HANOI (Reuters) - Vietnam has detained four people who local news reports said colluded with prominent lawyer Le Cong Dinh, arrested last weekend on charges of spreading propaganda against the state.
The four had helped plot the toppling of the Communist-run state with the intent of replacing it with a multi-party system, the online news portal VNExpress reported Friday. It named two of the detained as Tran Huynh Duy Thuc and Le Thang Long.
State media said Dinh published articles on the Internet that intentionally distorted Vietnam’s socio-economic policies and libeled key leaders.

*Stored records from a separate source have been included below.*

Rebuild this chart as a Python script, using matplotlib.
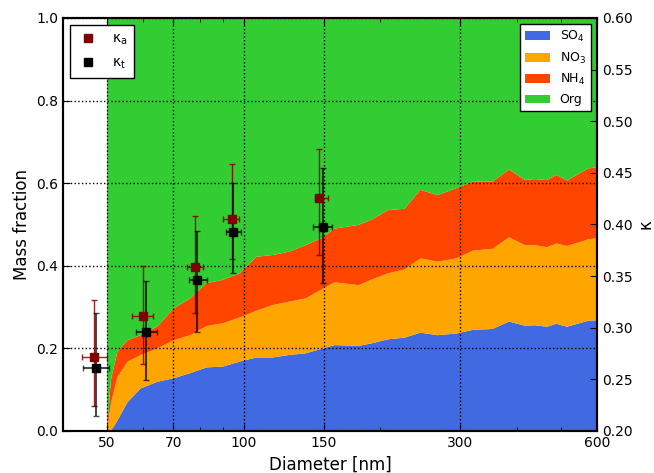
import numpy as np
import matplotlib
matplotlib.use("Agg")
import matplotlib.pyplot as plt
from matplotlib.lines import Line2D
from matplotlib.ticker import NullFormatter, FixedLocator, FixedFormatter

# mass fractions of the inorganic species vs. diameter
diam = [50, 51, 52.7, 55.5, 59.3, 64.5, 70.2, 76.2, 82.8, 90, 98, 106.6, 115.7,
        125.8, 136.8, 148.6, 158.5, 179, 190.7, 208, 226, 245, 267, 294, 320,
        353, 384, 416, 437, 465, 488, 515, 574, 600]
so4 = [0, 0, 0.025, 0.07, 0.103, 0.119, 0.128, 0.14, 0.154, 0.156, 0.168, 0.178,
       0.178, 0.184, 0.188, 0.199, 0.208, 0.206, 0.212, 0.222, 0.226, 0.238,
       0.232, 0.236, 0.245, 0.247, 0.265, 0.255, 0.256, 0.2525, 0.2595, 0.2525,
       0.267, 0.268]
no3 = [0, 0.067, 0.106, 0.098, 0.081, 0.081, 0.092, 0.092, 0.100, 0.105, 0.107,
       0.113, 0.127, 0.129, 0.133, 0.144, 0.152, 0.147, 0.154, 0.160, 0.165,
       0.180, 0.178, 0.182, 0.192, 0.194, 0.204, 0.195, 0.194, 0.1925, 0.1945,
       0.1955, 0.197, 0.199]
nh4 = [0, 0.057, 0.061, 0.052, 0.048, 0.053, 0.077, 0.089, 0.104, 0.105, 0.107,
       0.131, 0.121, 0.121, 0.129, 0.124, 0.130, 0.146, 0.145, 0.153, 0.147,
       0.166, 0.161, 0.170, 0.167, 0.163, 0.164, 0.158, 0.160, 0.1625, 0.166,
       0.1585, 0.172, 0.171]
org = 1 - np.array(so4) - np.array(no3) - np.array(nh4)

# kappa values with ranges
d_a = [46.8, 59.9, 78.2, 94.0, 146.4]
d_a_lo = [44.1, 56.7, 75.0, 90.1, 143.5]
d_a_hi = [49.9, 63.1, 81.5, 97.5, 153.4]
k_a = [0.272, 0.311, 0.359, 0.4056, 0.426]
k_a_lo = [0.224, 0.2645, 0.3146, 0.367, 0.370]
k_a_hi = [0.327, 0.3598, 0.408, 0.4586, 0.473]

d_t = [47.3, 60.8, 78.8, 94.5, 149.4]
d_t_lo = [44.3, 57.8, 75.9, 91.2, 142.3]
d_t_hi = [50.6, 64.5, 82.9, 98.5, 156.5]
k_t = [0.261, 0.296, 0.346, 0.393, 0.398]
k_t_lo = [0.2145, 0.249, 0.2956, 0.3527, 0.3436]
k_t_hi = [0.314, 0.3456, 0.394, 0.4405, 0.455]

colors = ['royalblue', 'orange', 'orangered', 'limegreen']
labels = ['SO$_4$', 'NO$_3$', 'NH$_4$', 'Org']

fig = plt.figure(figsize=(6.54, 4.73), dpi=100)
ax = fig.add_axes([0.0963, 0.0888, 0.8167, 0.8732])
polys = ax.stackplot(diam, so4, no3, nh4, org, colors=colors, labels=labels, linewidth=0)

ax.set_xscale('log')
ax.set_xlim(40, 600)
ax.set_ylim(0, 1)
xt = [50, 70, 100, 150, 300, 600]
ax.xaxis.set_major_locator(FixedLocator(xt))
ax.xaxis.set_major_formatter(FixedFormatter([str(v) for v in xt]))
ax.xaxis.set_minor_formatter(NullFormatter())
ax.set_yticks([0, 0.2, 0.4, 0.6, 0.8, 1.0])
ax.set_yticklabels(['0.0', '0.2', '0.4', '0.6', '0.8', '1.0'])
ax.set_axisbelow(False)
ax.grid(True, which='major', linestyle=':', color='k', linewidth=1)
ax.tick_params(which='both', direction='in', top=True, right=False, labelsize=10)
ax.tick_params(which='major', length=5)
ax.tick_params(which='minor', length=3)
ax.set_xlabel('Diameter [nm]', fontsize=12)
ax.set_ylabel('Mass fraction', fontsize=12)

ax2 = ax.twinx()
ax2.set_ylim(0.2, 0.6)
ax2.set_yticks([0.2, 0.25, 0.3, 0.35, 0.4, 0.45, 0.5, 0.55, 0.6])
ax2.set_yticklabels(['%.2f' % v for v in [0.2, 0.25, 0.3, 0.35, 0.4, 0.45, 0.5, 0.55, 0.6]])
ax2.tick_params(direction='in', length=5, labelsize=10)
ax2.set_ylabel('κ', fontsize=12, labelpad=3)

d_a = np.array(d_a)
d_t = np.array(d_t)
k_a = np.array(k_a)
k_t = np.array(k_t)
ax2.errorbar(d_a, k_a,
             xerr=[d_a - np.array(d_a_lo), np.array(d_a_hi) - d_a],
             yerr=[k_a - np.array(k_a_lo), np.array(k_a_hi) - k_a],
             fmt='none', ecolor='#800000', elinewidth=1, capsize=2.5, alpha=0.85)
ax2.errorbar(d_t, k_t,
             xerr=[d_t - np.array(d_t_lo), np.array(d_t_hi) - d_t],
             yerr=[k_t - np.array(k_t_lo), np.array(k_t_hi) - k_t],
             fmt='none', ecolor='k', elinewidth=1.5, capsize=2.5, alpha=0.7)
ax2.plot(d_a, k_a, 's', color='#800000', ms=5.5)
ax2.plot(d_t, k_t, 's', color='k', ms=5.5)

for a in (ax, ax2):
    for s in a.spines.values():
        s.set_linewidth(1.5)

h_k = [Line2D([], [], marker='s', color='#800000', ls='none', ms=5.5),
       Line2D([], [], marker='s', color='k', ls='none', ms=5.5)]
leg1 = ax2.legend(h_k, ['κ$_\\mathrm{a}$', 'κ$_\\mathrm{t}$'], loc='upper left',
                  numpoints=1, fontsize=10, fancybox=False, edgecolor='k',
                  framealpha=1, borderpad=0.5, labelspacing=0.6,
                  handlelength=1.6, handletextpad=0.9)
leg1.get_frame().set_linewidth(1)
ax2.add_artist(leg1)
leg2 = ax2.legend(polys, labels, loc='upper right', fontsize=9, fancybox=False,
                  edgecolor='k', framealpha=1)
leg2.get_frame().set_linewidth(1)

fig.savefig('out.png', dpi=100)
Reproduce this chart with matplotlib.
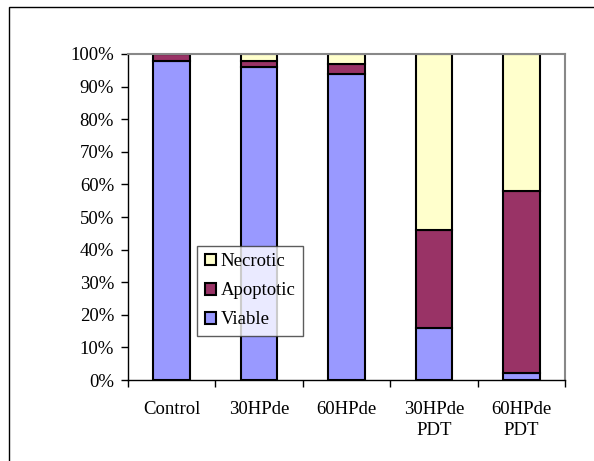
import numpy as np
import matplotlib.pyplot as plt
from matplotlib.patches import Rectangle

plt.rcParams['font.family'] = ['Liberation Serif', 'DejaVu Serif']

groups = ["Control", "30HPde", "60HPde", "30HPde\nPDT", "60HPde\nPDT"]
viable = [98, 96, 94, 16, 2]
apoptotic = [2, 2, 3, 30, 56]
necrotic = [0, 2, 3, 54, 42]

fig = plt.figure(figsize=(5.94, 4.61), dpi=100)
ax = fig.add_axes([128 / 594, 1 - 380 / 461, 437 / 594, 326 / 461])

x = np.arange(len(groups))
w = 0.42
kw = dict(width=w, edgecolor="black", linewidth=1.5)
b1 = ax.bar(x, viable, color="#9999FF", label="Viable", **kw)
b2 = ax.bar(x, apoptotic, bottom=viable, color="#993366", label="Apoptotic", **kw)
bot = np.array(viable) + np.array(apoptotic)
b3 = ax.bar(x, necrotic, bottom=bot, color="#FFFFCC", label="Necrotic", **kw)

fs = 13.5
ax.set_xlim(-0.5, len(groups) - 0.5)
ax.set_ylim(0, 100)
ax.set_yticks(np.arange(0, 101, 10))
ax.set_yticklabels([f"{v}%" for v in range(0, 101, 10)], fontsize=fs)
ax.set_xticks(x)
ax.set_xticklabels(groups, fontsize=fs, linespacing=1.3)
ax.tick_params(axis="x", length=0, pad=15)
ax.set_xticks(np.arange(-0.5, len(groups)), minor=True)
ax.tick_params(axis="x", which="minor", length=5, width=1, direction="out")
ax.tick_params(axis="y", length=5, width=1, direction="out", pad=5)

for s in ["left", "bottom"]:
    ax.spines[s].set_color("black")
    ax.spines[s].set_linewidth(1)
for s in ["top", "right"]:
    ax.spines[s].set_color("#888888")
    ax.spines[s].set_linewidth(1.5)

leg = ax.legend(handles=[b3, b2, b1], loc="lower left",
                bbox_to_anchor=(0.158, 0.135), fontsize=fs, frameon=True,
                fancybox=False, edgecolor="#333333", handlelength=0.6,
                handleheight=0.6, handletextpad=0.25, borderpad=0.4,
                labelspacing=0.65, borderaxespad=0)
leg.get_frame().set_linewidth(1)

# outer chart frame
fig.patches.append(Rectangle((9 / 594, -0.1), 1.2, 1 - 7 / 461 + 0.1,
                             transform=fig.transFigure, fill=False,
                             edgecolor="black", linewidth=1))

fig.savefig("out.png", dpi=100)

The 40-year-old lawyer was also accused of damaging and distorting Vietnamese law and the constitution in his defense of high-profile democracy activists.
He could face up to 20 years in prison.
Dinh’s arrest has sparked criticism from abroad.
A U.S. State Department spokesman said the United States was deeply concerned, and New York-based Human Rights Watch called for Dinh’s immediate release, saying the arrest was part of a campaign by the state against rights and democracy activists.
Amnesty International labeled Dinh’s arrest “another indication of Vietnam’s determination to stifle freedom of expression, and silence anyone who criticizes the government or holds different views.”
The International Bar Association’s Human Rights Institute wrote a letter to Vietnamese Prime Minister Nguyen Tan Dung saying it was concerned the arrest contravened the Vietnamese constitution’s guarantee of free speech.
In the state’s defense, Foreign Ministry spokesman Le Dung said in a statement Dinh’s arrest conformed with relevant procedures and Vietnam consistently ensured freedom of speech and expression.
Several state-run newspapers said Friday that Dinh had confessed, and he was shown on state TV Thursday night reading a statement.
The Communist Party newspaper Nhan Dan printed images of handwritten testimony it said Dinh wrote to security authorities on June 17, four days after his arrest, detailing his activities.
“I think the above actions of mine violated Vietnamese law. I feel very repentant for my wrongdoings. I look forward to the state’s consideration so that I may have clemency,” it said.
Media reports said Dinh attended a “non-violent struggle course” in the Thai beach resort of Pattaya earlier this year and became a member of the U.S.-based Vietnam Democratic Party.
In 2007, Dinh defended two other prominent human rights lawyers, Nguyen Van Dai and Le Thi Cong Nhan, who were jailed on similar charges of “spreading propaganda against the state.”
Dinh also worked with Nguyen Quoc Quan, a U.S. citizen of Vietnamese origin who had planned to distribute pro-democracy literature.
The International Bar Association’s Human Rights Institute said Dinh had more recently been involved in a complaint about a controversial bauxite mining project in Vietnam’s Central Highlands that has sparked a chorus of dissent.